Exactly retype the lines from the top of the data through the line containing "import seaborn as sns", leaving out every picture.

════════════════

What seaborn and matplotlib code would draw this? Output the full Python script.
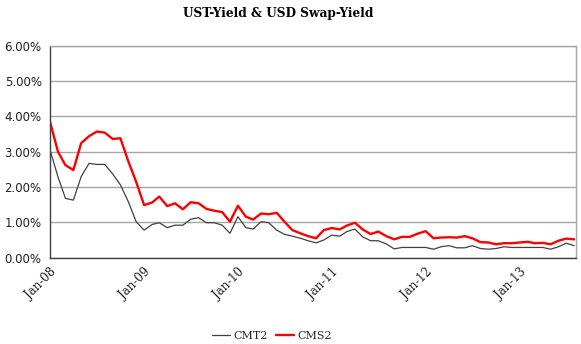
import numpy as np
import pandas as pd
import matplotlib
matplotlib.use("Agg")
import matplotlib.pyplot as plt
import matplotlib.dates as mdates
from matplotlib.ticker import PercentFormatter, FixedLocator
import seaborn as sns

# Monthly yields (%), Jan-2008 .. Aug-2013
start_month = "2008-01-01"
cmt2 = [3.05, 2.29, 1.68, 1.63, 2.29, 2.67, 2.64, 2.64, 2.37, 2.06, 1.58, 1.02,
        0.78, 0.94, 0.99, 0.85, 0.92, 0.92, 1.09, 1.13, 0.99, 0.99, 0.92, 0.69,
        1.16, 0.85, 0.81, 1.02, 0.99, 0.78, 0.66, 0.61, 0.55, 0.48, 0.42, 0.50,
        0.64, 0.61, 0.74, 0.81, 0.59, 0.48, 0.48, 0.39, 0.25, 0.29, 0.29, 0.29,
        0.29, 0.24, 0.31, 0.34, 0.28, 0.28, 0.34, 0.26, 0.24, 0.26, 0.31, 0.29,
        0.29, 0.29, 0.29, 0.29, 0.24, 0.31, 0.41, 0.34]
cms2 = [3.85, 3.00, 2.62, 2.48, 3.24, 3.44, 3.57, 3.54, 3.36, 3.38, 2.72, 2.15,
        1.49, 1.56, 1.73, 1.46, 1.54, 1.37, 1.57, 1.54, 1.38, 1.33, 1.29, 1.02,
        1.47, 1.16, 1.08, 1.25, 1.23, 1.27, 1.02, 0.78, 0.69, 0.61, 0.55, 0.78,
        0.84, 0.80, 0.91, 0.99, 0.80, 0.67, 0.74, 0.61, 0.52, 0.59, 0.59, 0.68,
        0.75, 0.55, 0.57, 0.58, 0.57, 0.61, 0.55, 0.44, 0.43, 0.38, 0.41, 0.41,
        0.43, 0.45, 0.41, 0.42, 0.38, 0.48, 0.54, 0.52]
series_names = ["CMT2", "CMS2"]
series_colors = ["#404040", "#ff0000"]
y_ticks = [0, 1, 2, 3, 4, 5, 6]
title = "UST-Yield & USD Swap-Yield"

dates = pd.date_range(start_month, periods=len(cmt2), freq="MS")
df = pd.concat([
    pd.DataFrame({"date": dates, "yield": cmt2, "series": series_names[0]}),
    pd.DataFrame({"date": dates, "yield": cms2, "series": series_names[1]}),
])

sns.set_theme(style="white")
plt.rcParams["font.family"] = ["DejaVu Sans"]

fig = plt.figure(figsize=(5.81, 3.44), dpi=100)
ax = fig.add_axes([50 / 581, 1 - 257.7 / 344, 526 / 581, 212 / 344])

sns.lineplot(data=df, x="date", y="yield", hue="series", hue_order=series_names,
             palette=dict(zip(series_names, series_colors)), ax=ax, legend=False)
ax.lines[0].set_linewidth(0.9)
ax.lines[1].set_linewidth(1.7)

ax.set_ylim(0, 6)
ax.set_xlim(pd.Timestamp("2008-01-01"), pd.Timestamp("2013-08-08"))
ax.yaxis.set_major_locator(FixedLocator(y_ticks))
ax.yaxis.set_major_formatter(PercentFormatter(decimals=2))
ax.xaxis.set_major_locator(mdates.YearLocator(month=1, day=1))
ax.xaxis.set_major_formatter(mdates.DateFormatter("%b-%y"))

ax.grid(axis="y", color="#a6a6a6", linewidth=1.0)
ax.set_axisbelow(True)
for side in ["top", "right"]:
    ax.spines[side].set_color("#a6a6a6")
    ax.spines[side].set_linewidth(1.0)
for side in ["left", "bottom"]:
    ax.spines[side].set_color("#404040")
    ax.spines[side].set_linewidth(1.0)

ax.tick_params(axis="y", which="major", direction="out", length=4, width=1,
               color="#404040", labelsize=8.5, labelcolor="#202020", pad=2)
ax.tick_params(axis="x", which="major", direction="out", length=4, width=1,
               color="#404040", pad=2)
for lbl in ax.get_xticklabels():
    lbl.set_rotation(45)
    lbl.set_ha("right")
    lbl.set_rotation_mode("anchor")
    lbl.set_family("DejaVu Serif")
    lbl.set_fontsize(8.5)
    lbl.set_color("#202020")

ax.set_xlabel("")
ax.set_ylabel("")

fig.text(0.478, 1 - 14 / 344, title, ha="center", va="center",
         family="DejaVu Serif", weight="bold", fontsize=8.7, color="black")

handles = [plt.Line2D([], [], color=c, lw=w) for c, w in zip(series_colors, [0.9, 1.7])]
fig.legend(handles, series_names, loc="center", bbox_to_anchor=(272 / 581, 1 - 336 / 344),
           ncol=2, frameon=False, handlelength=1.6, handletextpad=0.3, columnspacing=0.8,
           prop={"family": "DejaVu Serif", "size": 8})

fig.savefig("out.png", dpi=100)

════════════════

| Solution for this problem |
What seaborn and matplotlib code would draw this? Output the full Python script.
import numpy as np
import pandas as pd
import matplotlib
matplotlib.use("Agg")
import matplotlib.pyplot as plt
import matplotlib.dates as mdates
from matplotlib.ticker import PercentFormatter, FixedLocator
import seaborn as sns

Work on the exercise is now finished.